Van’s way of grieving consisted of something he called the “Illumination of the Past” culling together bits of music and memories for a study of their collective past.
“I had assembled, and put into chronological order, hundreds of letters Davy had written over the years. I had the diaries and journals we kept. I had her paintings done in their various periods and our photograph album. But I had gone further than these helps: I had searched out and bought recordings or music we had liked or merely chanced to listen to a good deal in some period, knowing how evocative music is… I had all our favorite poems of the years.” (p. 192)
Our trip to Costa Rica probably meant different things to the family members in attendance. For me, it was part “illumination of the past” by getting to learn more about the man that was my dad during his high school years. His two best friends, Jose Maria and Francisco shared stories of those pivotal years. I learned about their high school band with Francisco playing drums, Jose Maria playing the accordion and of course, my dad, as captain of the band and trumpet player. He was a natural born leader… Hugging both of them and looking at them, I was betwixt seeing my dad among our happy group and sorely wanting to tell him I’d met them in person. When I hugged them, it kind of felt like hugging him.
They laughed as they mentioned escapades of cutting class to slip away to the all-girls’ school under the ruse of helping the girls’ band out. They even started their own magazine and my dad wrote poems (poems!) though Francisco claims poorly. I never knew my dad to be a poet. He never heard any of my poems. Alas.

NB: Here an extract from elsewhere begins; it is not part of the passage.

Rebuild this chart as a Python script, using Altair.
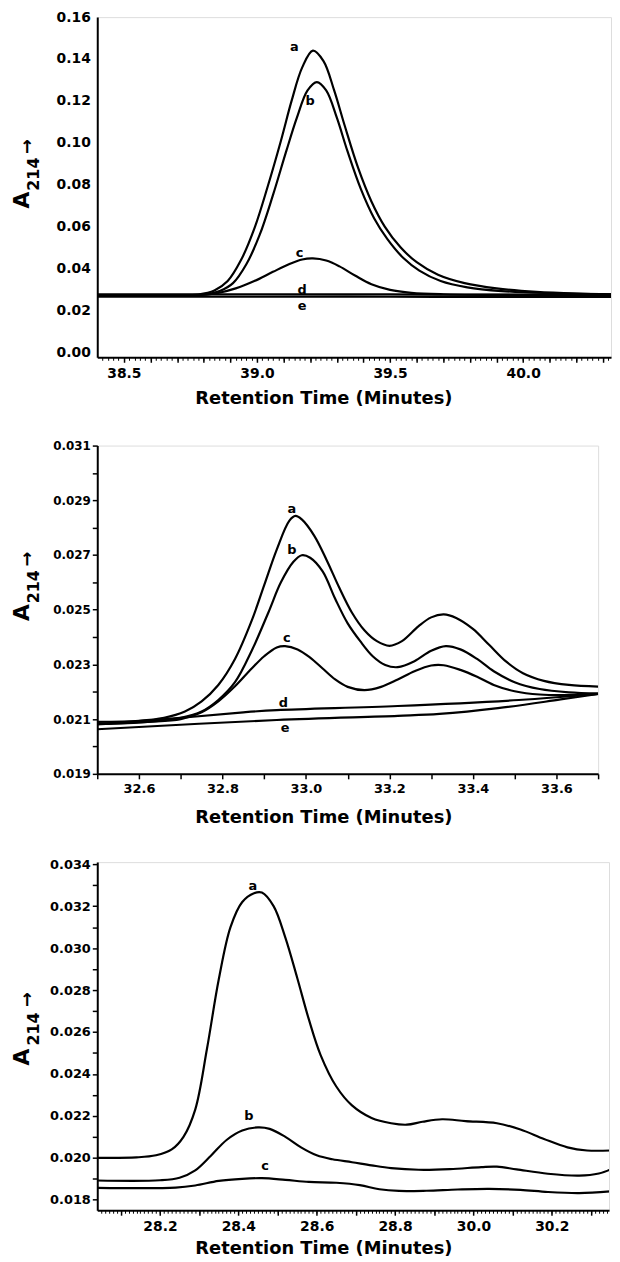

I gained more insight about my grandmother and grandfather and the elegant parties they attended. When the past is illuminated, so much more is given to us than just that which we seek. You have to be ready for it, and I scribbled details down in my notebook as the car drove on. It makes me crave more stories, more of him because story animates memory into the reel-player of imagination.
Reading “A Severe Mercy”, there is a part of me that played voyeur. Apart from the salve and balm it gave in hearing another person coping through grief and loss, I was transfixed on the friendship between Lewis and Van. How I wanted to have a pint with Lewis at the Eastgate and talk about literature and faith with one of my heroes! Never one to mince words, Lewis’ letters reminded me of the power of the written word with scores of pencil marks detailing those pages. The art of letter-writing is not something that needs to be a lost art. Moreover, the execution of letters consisting of more than the mundane but grappling with big questions and sometimes bigger answers, this is something worth pursuing. I wouldn’t say I agreed with everything Lewis had to say, but that’s not really the point. Through the letters you get the sense of friendship-depth that cuts to the quick.
“A Severe Mercy” might speak to some solely on the grief level. Perhaps to others, it speaks on the spiritual- and for those misty-eyed romantics, pure love story. Regardless, this book might change you or turn your thoughts to ponder its truths.